* _AIM OF THE TASK_
Retype the opening lines of the data exactly, stopping after the line that contains "import plotly.graph_objects as go". Skip every picture.

* _SOURCE MATERIAL_
--------------------

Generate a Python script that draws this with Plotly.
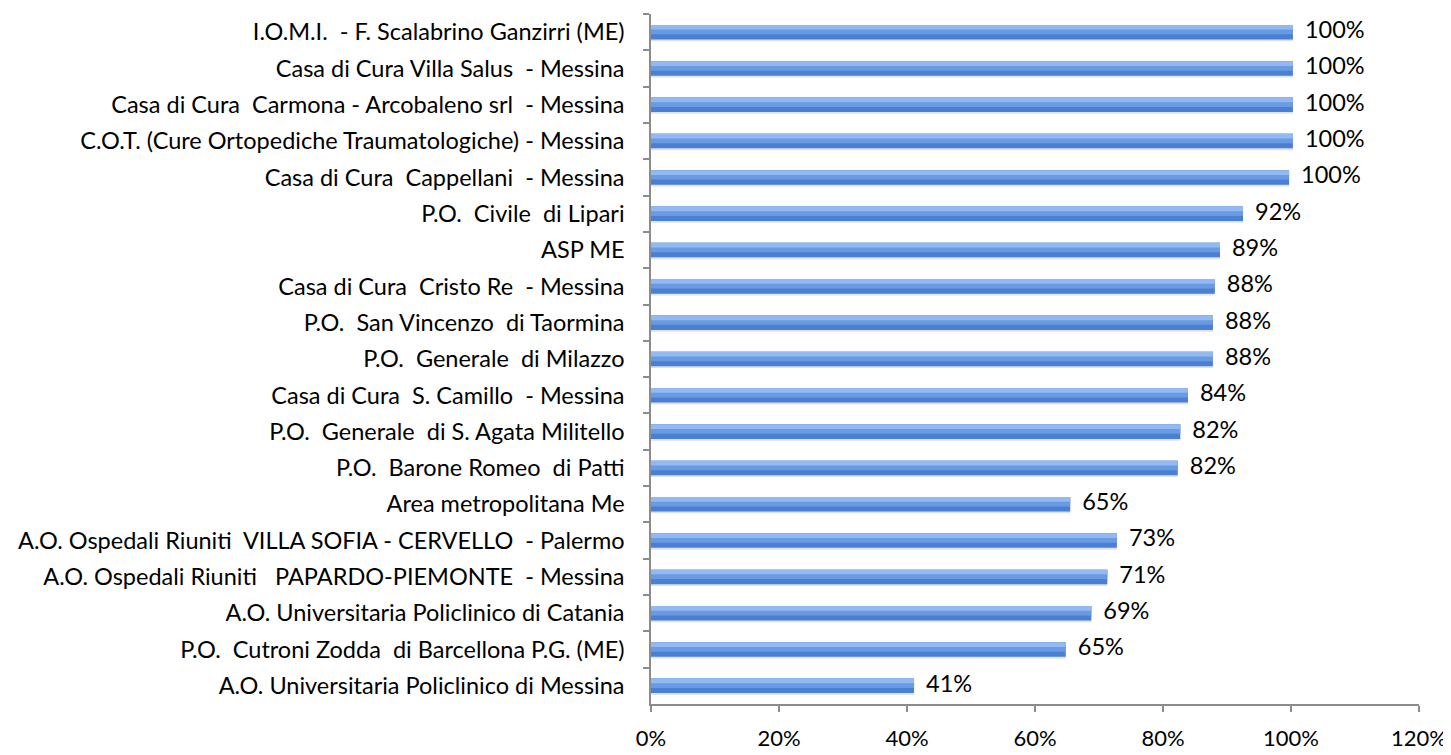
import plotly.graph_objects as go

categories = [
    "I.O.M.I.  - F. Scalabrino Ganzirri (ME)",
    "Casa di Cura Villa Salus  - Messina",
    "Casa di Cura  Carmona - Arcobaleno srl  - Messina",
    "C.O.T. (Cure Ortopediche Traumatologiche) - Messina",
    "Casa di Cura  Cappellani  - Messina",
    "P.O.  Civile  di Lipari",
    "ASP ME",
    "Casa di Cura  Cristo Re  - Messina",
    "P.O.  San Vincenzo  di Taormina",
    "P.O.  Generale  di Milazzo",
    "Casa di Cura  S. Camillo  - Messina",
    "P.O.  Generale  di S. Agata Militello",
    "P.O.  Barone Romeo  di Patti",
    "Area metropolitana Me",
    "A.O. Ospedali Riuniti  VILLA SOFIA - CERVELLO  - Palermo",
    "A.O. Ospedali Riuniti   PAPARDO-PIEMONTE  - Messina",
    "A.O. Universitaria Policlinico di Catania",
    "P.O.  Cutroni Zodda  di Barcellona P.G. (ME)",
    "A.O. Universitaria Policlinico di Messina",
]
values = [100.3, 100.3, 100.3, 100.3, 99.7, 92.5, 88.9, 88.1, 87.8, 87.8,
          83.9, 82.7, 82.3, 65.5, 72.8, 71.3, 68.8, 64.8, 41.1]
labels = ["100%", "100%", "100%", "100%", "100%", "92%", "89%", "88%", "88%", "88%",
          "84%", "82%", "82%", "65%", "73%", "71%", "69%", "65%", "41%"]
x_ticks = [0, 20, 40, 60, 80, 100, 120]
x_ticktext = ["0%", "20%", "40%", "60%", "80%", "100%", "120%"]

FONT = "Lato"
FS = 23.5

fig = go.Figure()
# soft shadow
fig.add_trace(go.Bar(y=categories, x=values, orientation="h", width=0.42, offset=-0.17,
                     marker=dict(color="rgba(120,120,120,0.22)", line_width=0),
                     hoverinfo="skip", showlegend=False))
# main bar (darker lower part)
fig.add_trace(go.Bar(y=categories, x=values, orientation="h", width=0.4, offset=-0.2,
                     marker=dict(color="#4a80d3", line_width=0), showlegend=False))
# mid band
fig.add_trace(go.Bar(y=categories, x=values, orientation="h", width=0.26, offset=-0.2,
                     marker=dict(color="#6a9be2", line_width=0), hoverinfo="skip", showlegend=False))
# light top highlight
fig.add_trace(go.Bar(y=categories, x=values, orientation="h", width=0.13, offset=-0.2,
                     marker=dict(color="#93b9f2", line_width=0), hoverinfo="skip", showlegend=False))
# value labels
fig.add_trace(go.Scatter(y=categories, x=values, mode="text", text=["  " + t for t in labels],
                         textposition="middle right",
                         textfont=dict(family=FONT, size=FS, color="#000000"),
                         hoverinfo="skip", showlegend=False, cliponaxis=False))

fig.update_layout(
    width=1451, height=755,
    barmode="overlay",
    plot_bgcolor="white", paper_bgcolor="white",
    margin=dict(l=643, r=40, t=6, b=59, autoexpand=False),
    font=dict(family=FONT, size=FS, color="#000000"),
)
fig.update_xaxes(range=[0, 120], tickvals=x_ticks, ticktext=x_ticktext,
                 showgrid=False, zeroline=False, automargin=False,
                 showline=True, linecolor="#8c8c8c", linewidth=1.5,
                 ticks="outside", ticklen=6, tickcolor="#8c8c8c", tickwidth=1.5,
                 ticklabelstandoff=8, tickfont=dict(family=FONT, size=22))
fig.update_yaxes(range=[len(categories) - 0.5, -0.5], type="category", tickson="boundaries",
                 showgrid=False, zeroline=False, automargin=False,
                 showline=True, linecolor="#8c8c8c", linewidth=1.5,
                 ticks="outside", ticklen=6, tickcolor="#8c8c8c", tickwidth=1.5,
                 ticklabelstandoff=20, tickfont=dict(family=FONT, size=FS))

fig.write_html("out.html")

--------------------

* _REPLY_
Generate a Python script that draws this with Plotly.
import plotly.graph_objects as go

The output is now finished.